There was a time when the place to buy Easter eggs was the local specialist sweet shop, and people accepted that for the purchase of a gift, price was not the most important factor.

This category was one of the early targets for the multiples as an area to make their own and to drive footfall, and price was the tool to achieve this.

Suppliers were complicit in this targeting, seeing large orders and displays as enhancing their brands rather than devaluing them as was actually the case.

The race to the bottom created many costs, including huge volumes of eggs discounted through specialist jobbers, as forecasts failed to materialise. Traditionally, these sales took place after Easter, but in recent years, they have increasingly been happening before Good Friday as panic set in.

“There is irony in listening to mults’ bemoan a lack of profitability”

Independents tried for years to retain some sales in this increasingly dysfunctional market but ultimately most concluded that they could not do so. The pricing adopted by supermarkets became ever more aggressive, moving from initially selling at prices close to independents’ cost to multibuys, bogofs and even buy one get two free.

The equivalent pricing of these deals was massively below the cost price to the wholesale sector, however big an order was placed.

Indeed, this specialist area became one of the most visible examples of abuse of buyer power by the multiples for short-term gain, and the inevitable consequence was the exit from selling Easter eggs by independents.

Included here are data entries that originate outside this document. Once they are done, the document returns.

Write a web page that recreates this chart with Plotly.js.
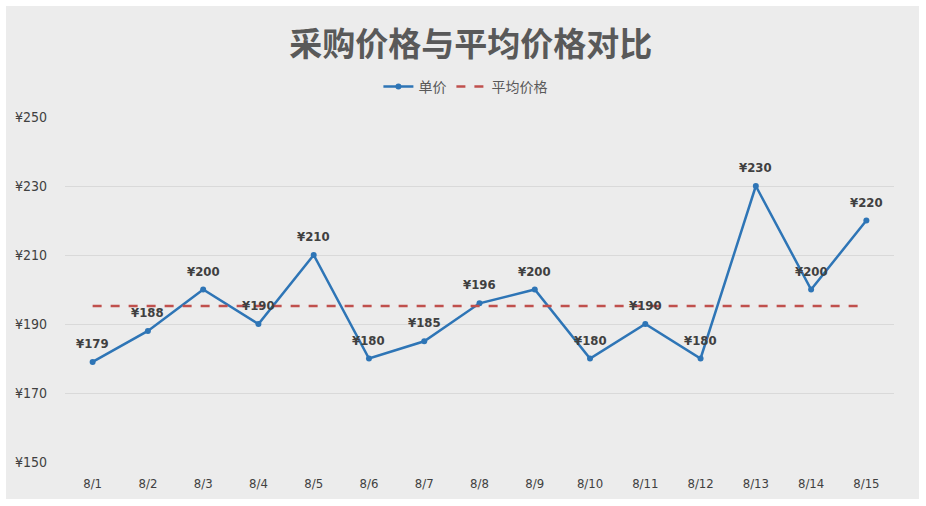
<!DOCTYPE html>
<html>
<head>
<meta charset="utf-8">
<script src="https://cdn.plot.ly/plotly-3.0.1.min.js"></script>
<style>
  html, body { margin: 0; padding: 0; background: #ffffff; width: 926px; height: 506px; overflow: hidden; }
  #chart { position: absolute; left: 6px; top: 6px; width: 913px; height: 493px; }
</style>
</head>
<body>
<div id="chart"></div>
<script>
const categories = ["8/1","8/2","8/3","8/4","8/5","8/6","8/7","8/8","8/9","8/10","8/11","8/12","8/13","8/14","8/15"];
const unitPrice = [179,188,200,190,210,180,185,196,200,180,190,180,230,200,220];
const avgPrice = [195.2,195.2,195.2,195.2,195.2,195.2,195.2,195.2,195.2,195.2,195.2,195.2,195.2,195.2,195.2];
const yTickVals = [150,170,190,210,230,250];
const yTickText = ["¥150","¥170","¥190","¥210","¥230","¥250"];

const cjk = '"Noto Sans CJK SC", "Noto Sans", sans-serif';
const narrow = '"DejaVu Sans Condensed", "DejaVu Sans", sans-serif';

const traces = [
  {
    x: categories, y: unitPrice, name: "单价", type: "scatter", mode: "lines+markers",
    line: { color: "#2e75b6", width: 2.5 },
    marker: { color: "#2e75b6", size: 6 }
  },
  {
    x: categories, y: avgPrice, name: "平均价格", type: "scatter", mode: "lines",
    line: { color: "#c0504d", width: 2.5, dash: "dash" }
  }
];

const annotations = categories.map((c, i) => ({
  x: c, y: unitPrice[i], xref: "x", yref: "y",
  text: "<b>¥" + unitPrice[i] + "</b>",
  showarrow: false, yanchor: "bottom", yshift: 9,
  font: { family: narrow, size: 13, color: "#404040" }
}));

const layout = {
  width: 913, height: 493,
  paper_bgcolor: "#ececec", plot_bgcolor: "rgba(0,0,0,0)",
  margin: { l: 59, r: 25, t: 111, b: 37 },
  title: {
    text: "<b>采购价格与平均价格对比</b>",
    font: { family: cjk, size: 33, color: "#595959" },
    xref: "container", x: 0.509, xanchor: "center",
    yref: "container", y: 0.922, yanchor: "middle"
  },
  showlegend: true,
  legend: {
    orientation: "h", x: 0.483, xanchor: "center", y: 1.087, yanchor: "middle",
    font: { family: cjk, size: 14, color: "#595959" },
    bgcolor: "rgba(0,0,0,0)"
  },
  annotations: annotations,
  xaxis: {
    type: "category", range: [-0.5, 14.5],
    showgrid: false, zeroline: false, showline: false, ticks: "",
    tickfont: { family: narrow, size: 13, color: "#404040" },
    ticklabelstandoff: 12
  },
  yaxis: {
    range: [150, 250], tickvals: yTickVals, ticktext: yTickText,
    showgrid: true, gridcolor: "#d9d9d9", gridwidth: 1, zeroline: false, showline: false, ticks: "",
    tickfont: { family: narrow, size: 14, color: "#404040" },
    ticklabelstandoff: 17
  }
};

Plotly.newPlot("chart", traces, layout, { displayModeBar: false, staticPlot: true });
</script>
</body>
</html>
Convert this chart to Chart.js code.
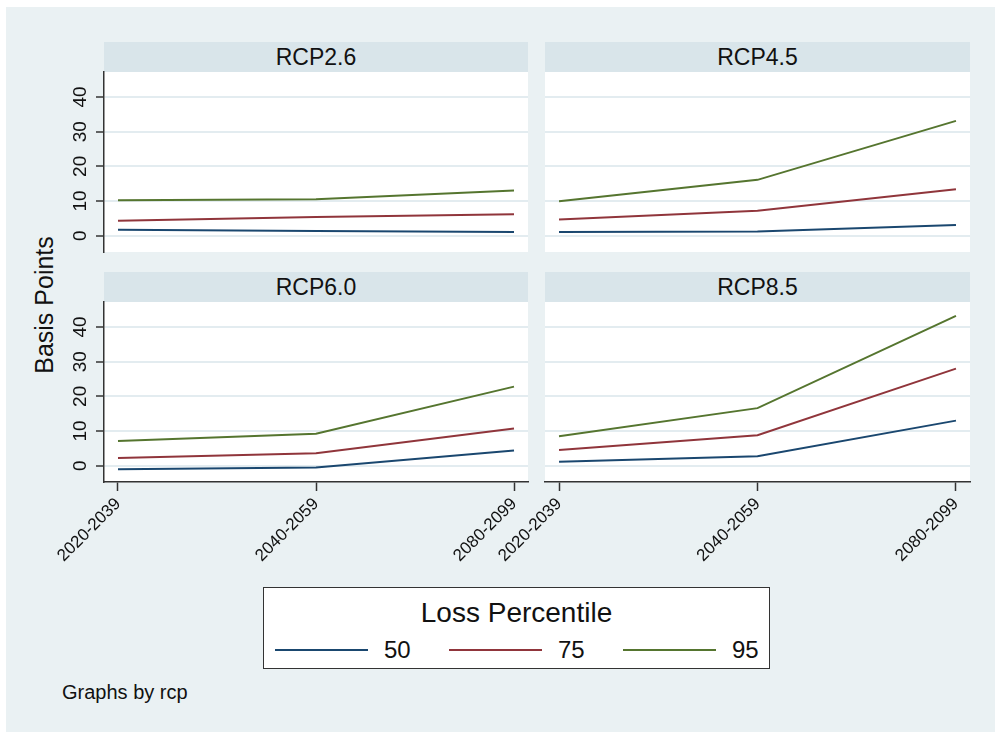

The fiasco of this year’s market should surely act as a warning to all suppliers of being hypnotised by the promises of riches for supporting ever deeper promotional activity in any category, and (with apologies for the pun) of putting all your eggs in one basket.

For the independent sector, there is also a delicious irony in listening to the multiples bemoaning a lack of profitability in the category - a problem entirely of their own creation - while frantically gearing up the PR department to deny that any problem actually occurred.

Do I have any solutions? A starting point might be accepting that Easter is genuinely an opportunity for sales of a product because it meets consumer needs rather than because it is cheapest on display. A level playing field on price, and added value activity for independents (indeed any genuine sustained attempt to reintroduce consumers to buying gift confectionery locally) would be welcome.